You already know that a low-pass filter passes low frequencies and blocks high ones, while a high-pass filter does the opposite. A bandpass filter targets a specific frequency range — passing everything in between and rejecting both low and high extremes. The most intuitive way to build one is to cascade a low-pass and a high-pass filter in series: the low-pass sets the upper edge of the passband, the high-pass sets the lower edge, and only frequencies satisfying both conditions get through. For this to work, the low-pass cutoff must be above the high-pass cutoff; otherwise the regions overlap and nothing passes.
The center frequency ω₀ and bandwidth BW are the key design parameters. For an RLC bandpass filter, ω₀ = 1/√(LC) — the resonant frequency at which the reactive components cancel, leaving only the resistive impedance. At resonance, the circuit passes signals with minimal attenuation. As you move away from ω₀ in either direction, the impedance imbalance grows and the output falls. The bandwidth is set by the resistance: lower R → higher Q → narrower bandwidth around ω₀. This is why you need your knowledge of second-order filter behavior: the sharpness of the bandpass response is entirely determined by the Q factor of the resonant circuit.

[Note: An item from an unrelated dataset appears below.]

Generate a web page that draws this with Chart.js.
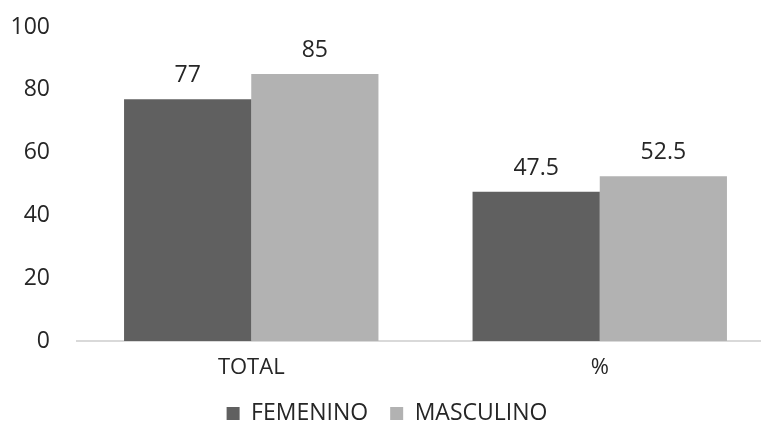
<!DOCTYPE html>
<html>
<head>
<meta charset="utf-8">
<script src="https://cdn.jsdelivr.net/npm/chart.js@4/dist/chart.umd.min.js"></script>
<style>
  html, body { margin: 0; padding: 0; background: #fff; overflow: hidden; }
  #clip { width: 761px; height: 421px; overflow: hidden; }
  #wrap { width: 774px; height: 435px; position: relative; }
</style>
</head>
<body>
<div id="clip"><div id="wrap"><canvas id="chart"></canvas></div></div>
<script>
// Distribución por sexo: total y porcentaje
const categories = ['TOTAL', '%'];
const femenino = [77, 47.5];
const masculino = [85, 52.5];
const yTicks = [0, 20, 40, 60, 80, 100];

const FONT = '"Open Sans", "Noto Sans", sans-serif';
const TEXT = '#262626';

// etiquetas de valor encima de cada barra
const valueLabels = {
  id: 'valueLabels',
  afterDatasetsDraw(chart) {
    const ctx = chart.ctx;
    ctx.save();
    ctx.font = '23px ' + FONT;
    ctx.fillStyle = TEXT;
    ctx.textAlign = 'center';
    ctx.textBaseline = 'bottom';
    chart.data.datasets.forEach((ds, i) => {
      chart.getDatasetMeta(i).data.forEach((bar, j) => {
        ctx.fillText(String(ds.data[j]), bar.x, bar.y - 12);
      });
    });
    ctx.restore();
  }
};

new Chart(document.getElementById('chart').getContext('2d'), {
  type: 'bar',
  data: {
    labels: categories,
    datasets: [
      { label: 'FEMENINO', data: femenino, backgroundColor: '#606060' },
      { label: 'MASCULINO', data: masculino, backgroundColor: '#b2b2b2' }
    ]
  },
  options: {
    responsive: true, maintainAspectRatio: false, animation: false,
    layout: { padding: { top: 27, right: 0, bottom: 0, left: 0 } },
    datasets: { bar: { categoryPercentage: 0.73, barPercentage: 1 } },
    plugins: {
      legend: {
        position: 'bottom',
        labels: { color: TEXT, font: { size: 23, family: FONT }, boxWidth: 13, boxHeight: 13, padding: 22 }
      },
      tooltip: { enabled: false }
    },
    scales: {
      x: {
        afterFit: s => { s.height = 39; },
        grid: { display: false },
        border: { color: '#d9d9d9', width: 2 },
        ticks: { color: TEXT, font: { size: 22, family: FONT }, padding: 6 }
      },
      y: {
        min: 0, max: 100,
        // ancho fijo y sin margen extra arriba/abajo por las etiquetas
        afterFit: s => { s.width = 77; s.paddingTop = 0; s.paddingBottom = 0; },
        afterBuildTicks: s => { s.ticks = yTicks.map(v => ({ value: v })); },
        grid: { display: false, drawTicks: false },
        border: { display: false },
        ticks: { color: TEXT, font: { size: 23, family: FONT }, padding: 27 }
      }
    }
  },
  plugins: [valueLabels]
});
</script>
</body>
</html>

A bandstop (or notch) filter is the complement: it rejects a specific frequency range and passes everything else. The easiest conceptual construction is to place a low-pass and high-pass filter in *parallel* rather than series — signals that are low enough to pass the low-pass stage, or high enough to pass the high-pass stage, combine at the output, while the target band falls through the gap. RLC circuits can also be configured directly as notch filters, exploiting the same resonance that creates a bandpass peak but routing the resonant impedance to ground instead of the load.
In practice, real designs stack multiple first- and second-order stages to achieve steeper roll-off slopes. Each additional pole adds 20 dB/decade of attenuation beyond the cutoff. A Butterworth design maximizes flatness in the passband at the cost of gradual roll-off; a Chebyshev design allows ripple in the passband to achieve a sharper transition; an elliptic design permits ripple in both passband and stopband for the sharpest possible transition. Selecting among these is an engineering tradeoff: audio applications tolerate Butterworth's gradual roll-off, while interference rejection in communications often demands elliptic steepness.